Мы уже установили, что организующее картину единство должно иметь не философскую, математическую, мистическую либо историческую, а чисто живописную природу. Совершенно ясно, что, когда мы, задевая самолюбие художников, сетуем на недостаток значительности их работ, мы вовсе не требуем, чтобы работы эти превратились в озаренные свыше строки метафизических трактатов.
IIЗадавшись смутной целью отыскать идеальную формулу живописи, я написал первую статью под названием «Адам в раю». Сам не вполне понимаю, почему назвал ее именно так; к концу я совершенно потерялся в сумрачных дебрях искусства, где могут видеть ясно лишь слепцы, подобные Гомеру. В смятении вспомнил я об одном своем старинном немецком друге – профессоре философии докторе Вульпиусе. Я вспоминал о том, как не раз беседовали мы с этим метафизиком и тонким знатоком об искусстве; вечерами мы подолгу бродили по лейпцигскому зоологическому саду – сумрачному, заросшему высокими деревьями, с темно-зеленой, почти черной травой на газонах.
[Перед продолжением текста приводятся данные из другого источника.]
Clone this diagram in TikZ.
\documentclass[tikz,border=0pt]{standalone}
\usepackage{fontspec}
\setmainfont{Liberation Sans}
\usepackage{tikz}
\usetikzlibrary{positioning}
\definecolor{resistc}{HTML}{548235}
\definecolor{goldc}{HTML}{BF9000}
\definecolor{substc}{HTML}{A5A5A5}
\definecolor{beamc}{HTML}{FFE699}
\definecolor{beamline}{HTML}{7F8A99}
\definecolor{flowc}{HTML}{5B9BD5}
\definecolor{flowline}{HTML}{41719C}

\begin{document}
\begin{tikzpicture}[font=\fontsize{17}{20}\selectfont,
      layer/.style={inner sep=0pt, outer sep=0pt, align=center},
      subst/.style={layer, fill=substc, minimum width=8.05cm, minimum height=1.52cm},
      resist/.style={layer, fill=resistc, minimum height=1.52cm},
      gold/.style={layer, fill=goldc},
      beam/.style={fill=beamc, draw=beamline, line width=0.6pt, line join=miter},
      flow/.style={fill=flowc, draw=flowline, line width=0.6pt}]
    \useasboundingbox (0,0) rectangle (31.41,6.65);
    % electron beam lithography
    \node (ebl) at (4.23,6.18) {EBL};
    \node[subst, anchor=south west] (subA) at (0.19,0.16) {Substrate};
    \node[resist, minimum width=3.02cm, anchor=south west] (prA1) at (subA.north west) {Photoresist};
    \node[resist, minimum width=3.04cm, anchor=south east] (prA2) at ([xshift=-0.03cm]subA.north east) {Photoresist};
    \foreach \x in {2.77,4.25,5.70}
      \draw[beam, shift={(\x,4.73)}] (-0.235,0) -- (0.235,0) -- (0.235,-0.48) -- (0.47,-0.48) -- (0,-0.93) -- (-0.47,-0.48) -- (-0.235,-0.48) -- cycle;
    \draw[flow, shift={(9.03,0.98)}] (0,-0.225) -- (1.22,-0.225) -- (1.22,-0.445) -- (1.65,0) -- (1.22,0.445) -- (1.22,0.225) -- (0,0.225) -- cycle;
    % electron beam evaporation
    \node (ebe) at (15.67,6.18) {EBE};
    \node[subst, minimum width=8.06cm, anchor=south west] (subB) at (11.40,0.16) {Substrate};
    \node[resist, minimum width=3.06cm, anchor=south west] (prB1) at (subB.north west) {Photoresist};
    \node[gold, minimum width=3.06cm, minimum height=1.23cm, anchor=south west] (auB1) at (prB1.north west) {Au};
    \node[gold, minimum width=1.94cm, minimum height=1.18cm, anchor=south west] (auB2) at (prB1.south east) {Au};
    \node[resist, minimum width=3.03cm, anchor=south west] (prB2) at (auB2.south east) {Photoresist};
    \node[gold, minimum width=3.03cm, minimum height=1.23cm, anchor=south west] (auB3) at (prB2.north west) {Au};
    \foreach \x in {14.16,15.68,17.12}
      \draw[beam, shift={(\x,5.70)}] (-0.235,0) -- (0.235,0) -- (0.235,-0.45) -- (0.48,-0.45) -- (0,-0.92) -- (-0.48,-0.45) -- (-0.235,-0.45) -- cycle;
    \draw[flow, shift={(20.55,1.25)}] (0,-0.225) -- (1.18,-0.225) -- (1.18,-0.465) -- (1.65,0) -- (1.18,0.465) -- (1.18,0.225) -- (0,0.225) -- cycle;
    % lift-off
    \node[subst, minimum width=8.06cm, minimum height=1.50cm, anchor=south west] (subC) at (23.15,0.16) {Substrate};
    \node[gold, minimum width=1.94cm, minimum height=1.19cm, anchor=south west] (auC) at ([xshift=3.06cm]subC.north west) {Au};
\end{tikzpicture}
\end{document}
Время от времени орлы нарушали тишину зычным, имперским клекотом; протяжно мычал канадский олень «вапити», тоскуя по холодным просторам тундры, и чета уток то и дело выписывала над водой затейливые петли, скандализуя честную животную публику своими сладострастными забавами. Глубокомысленно и неспешно текли часы; доктор Вульпиус говорил исключительно об эстетике, делился планами о поездке в Испанию. По его мнению, эстетика должна окончательно сложиться именно в нашей стране. Современная наука имеет итало-французские корни; немцы создали этику, обретя себя в морали и теологии, за неимением прочего; англичане нашли себя в политике. Так рассуждал он на эти и прочие ученые темы, в то время как служитель зоопарка с удручающей медлительностью тер слону его мозолистый лоб. Слон выглядел мыслителем. Я попросил своего друга написать что-нибудь в защиту названия моей первой статьи. То, что он прислал, слишком пространно и учено, или, как мы говорим, когда что-либо не вызывает у нас даже поверхностного интереса, слишком глубокомысленно. Тем не менее, если читателя волнуют проблемы искусства, пусть хоть немного поразмыслит над тем, что написано далее.
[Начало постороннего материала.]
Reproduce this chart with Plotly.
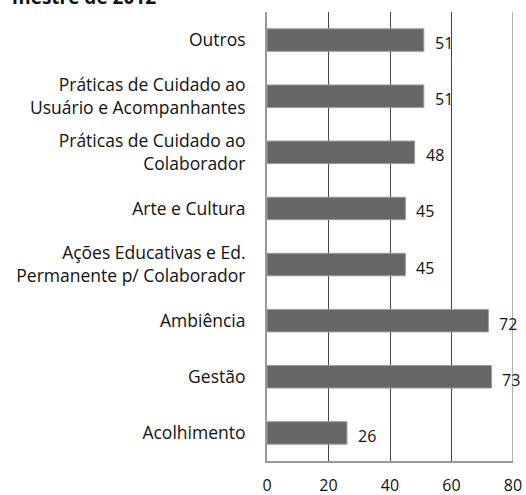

IIIПриверженцы искусства обычно недолюбливают эстетику. Этот феномен легко поддается объяснению. Эстетика старается приручить и оседлать крутонравого Пегаса; она стремится уловить сетью определений неистощимую, многоцветную суть художественности. Эстетика – это квадратура круга, а следовательно, занятие довольно унылое. Прекрасное нельзя сковать рамками концепции, оно текуче, оно найдет щель и улетучится, как те низшие духи, за которыми тщетно охотился какой-нибудь чернокнижник, чтобы навсегда заключить их в свои пузатые реторты. Бывает, не успеваем мы с трудом запереть чемодан, как выясняется, что что-то забыто, и приходится снова отпирать и снова запирать его – и так до бесконечности. То же и в эстетике, с той лишь разницей, что забывают всегда самое главное. Так и получается, что, соприкоснувшись с произведением искусства, эстетика неизменно оказывается несостоятельной. Она робеет, становится неловкой, подобострастной, словно сознавая свою принадлежность к более низменным, пошлым явлениям жизни. И это всегда нужно учитывать, когда речь заходит об искусстве. В искусстве царит чувственное восприятие, и в иерархии этого царства интеллект воплощает все плебейское и вульгарное, таков его статус. В науке и морали владычествует концепция; ее воля – закон, она созидает и организует. В искусстве она лишь поводырь, ориентир, как эти нелепые указующие персты: «К таможне – прямо», намалеванные по распоряжению муниципалитета перед въездом в любой испанский город. Этим и объясняется презрительное отношение почитателей искусства к эстетике; она кажется им филистерской, формальной, плоской, бесплодной и сухой; им хотелось бы, чтобы она была прекраснее, чем сами картины и стихи. Но для человека, сознающего, сколь важна четкая определенность в подобных вещах, эстетическая концепция тоже произведение искусства.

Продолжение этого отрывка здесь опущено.